Input:

--

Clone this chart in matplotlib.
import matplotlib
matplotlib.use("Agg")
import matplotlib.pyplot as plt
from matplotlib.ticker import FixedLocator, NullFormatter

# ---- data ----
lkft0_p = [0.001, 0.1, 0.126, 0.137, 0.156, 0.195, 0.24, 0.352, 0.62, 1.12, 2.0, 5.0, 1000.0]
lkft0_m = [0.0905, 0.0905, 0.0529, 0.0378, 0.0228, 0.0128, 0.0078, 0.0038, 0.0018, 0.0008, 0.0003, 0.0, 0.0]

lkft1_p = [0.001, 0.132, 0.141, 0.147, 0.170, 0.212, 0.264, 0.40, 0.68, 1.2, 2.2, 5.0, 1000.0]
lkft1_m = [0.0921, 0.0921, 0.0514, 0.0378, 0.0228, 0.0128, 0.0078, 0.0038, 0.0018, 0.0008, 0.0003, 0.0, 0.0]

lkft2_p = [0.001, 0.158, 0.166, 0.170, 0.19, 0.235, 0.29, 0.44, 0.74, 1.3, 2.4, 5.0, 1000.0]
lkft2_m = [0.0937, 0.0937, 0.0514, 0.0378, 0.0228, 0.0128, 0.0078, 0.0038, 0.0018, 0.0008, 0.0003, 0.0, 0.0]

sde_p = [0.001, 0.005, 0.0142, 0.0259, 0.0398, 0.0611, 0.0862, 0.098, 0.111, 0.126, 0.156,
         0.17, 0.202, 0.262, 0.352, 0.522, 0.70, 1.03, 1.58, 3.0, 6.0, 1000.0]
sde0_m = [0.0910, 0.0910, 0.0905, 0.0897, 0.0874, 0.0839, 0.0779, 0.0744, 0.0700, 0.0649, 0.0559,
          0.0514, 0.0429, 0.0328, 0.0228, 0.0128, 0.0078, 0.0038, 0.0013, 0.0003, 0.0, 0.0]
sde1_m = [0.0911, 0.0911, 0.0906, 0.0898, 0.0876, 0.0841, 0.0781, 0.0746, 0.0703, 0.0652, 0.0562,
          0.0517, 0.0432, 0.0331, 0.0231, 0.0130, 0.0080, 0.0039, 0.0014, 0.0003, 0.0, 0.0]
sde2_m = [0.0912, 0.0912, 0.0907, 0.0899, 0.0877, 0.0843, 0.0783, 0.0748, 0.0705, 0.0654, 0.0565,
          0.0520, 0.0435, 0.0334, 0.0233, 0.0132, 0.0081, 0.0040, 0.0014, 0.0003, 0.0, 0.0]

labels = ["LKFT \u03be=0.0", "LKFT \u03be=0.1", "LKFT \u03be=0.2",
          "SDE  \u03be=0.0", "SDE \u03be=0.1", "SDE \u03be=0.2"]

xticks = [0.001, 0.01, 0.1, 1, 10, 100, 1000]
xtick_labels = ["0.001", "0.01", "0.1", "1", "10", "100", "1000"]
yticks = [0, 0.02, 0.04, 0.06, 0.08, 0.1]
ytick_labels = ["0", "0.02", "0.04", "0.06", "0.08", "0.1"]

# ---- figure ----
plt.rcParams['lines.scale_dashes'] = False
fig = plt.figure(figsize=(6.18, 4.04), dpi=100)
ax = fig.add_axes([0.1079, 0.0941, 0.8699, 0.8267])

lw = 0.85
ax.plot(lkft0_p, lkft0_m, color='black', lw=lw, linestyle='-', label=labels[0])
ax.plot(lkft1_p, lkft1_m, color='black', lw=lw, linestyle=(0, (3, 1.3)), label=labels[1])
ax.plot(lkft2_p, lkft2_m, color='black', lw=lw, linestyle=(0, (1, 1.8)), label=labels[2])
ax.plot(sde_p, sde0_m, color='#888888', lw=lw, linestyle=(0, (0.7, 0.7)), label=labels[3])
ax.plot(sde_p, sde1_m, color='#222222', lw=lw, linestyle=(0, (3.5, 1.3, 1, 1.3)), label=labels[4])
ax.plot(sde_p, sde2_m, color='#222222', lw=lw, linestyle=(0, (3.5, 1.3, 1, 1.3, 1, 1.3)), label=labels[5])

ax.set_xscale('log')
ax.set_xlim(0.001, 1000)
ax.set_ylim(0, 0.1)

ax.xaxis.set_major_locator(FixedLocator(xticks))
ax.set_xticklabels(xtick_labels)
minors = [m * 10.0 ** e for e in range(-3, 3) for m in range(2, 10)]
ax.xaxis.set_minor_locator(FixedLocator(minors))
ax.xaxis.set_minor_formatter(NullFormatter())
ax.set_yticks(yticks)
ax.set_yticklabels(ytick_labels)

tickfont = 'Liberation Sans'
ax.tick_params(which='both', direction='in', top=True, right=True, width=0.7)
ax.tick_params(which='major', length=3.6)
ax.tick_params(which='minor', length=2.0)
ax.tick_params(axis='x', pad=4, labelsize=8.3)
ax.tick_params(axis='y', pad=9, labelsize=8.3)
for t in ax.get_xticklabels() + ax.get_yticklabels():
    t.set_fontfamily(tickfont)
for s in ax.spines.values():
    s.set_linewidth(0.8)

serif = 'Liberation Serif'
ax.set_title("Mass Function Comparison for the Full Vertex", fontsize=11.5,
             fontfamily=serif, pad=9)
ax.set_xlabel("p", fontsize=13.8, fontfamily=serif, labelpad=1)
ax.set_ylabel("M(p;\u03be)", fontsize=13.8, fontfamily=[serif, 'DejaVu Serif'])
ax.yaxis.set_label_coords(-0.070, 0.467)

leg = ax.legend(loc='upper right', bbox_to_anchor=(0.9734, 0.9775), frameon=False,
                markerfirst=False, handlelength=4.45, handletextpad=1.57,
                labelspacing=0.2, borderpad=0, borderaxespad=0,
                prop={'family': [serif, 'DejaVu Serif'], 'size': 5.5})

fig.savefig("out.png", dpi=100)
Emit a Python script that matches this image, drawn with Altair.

--

Work to be completed:
The lines from the first of the entries through the line holding "from matplotlib.ticker import" are to be restated word for word, and no others.

Task solution:
Clone this chart in matplotlib.
import matplotlib
matplotlib.use("Agg")
import matplotlib.pyplot as plt
from matplotlib.ticker import FixedLocator, NullFormatter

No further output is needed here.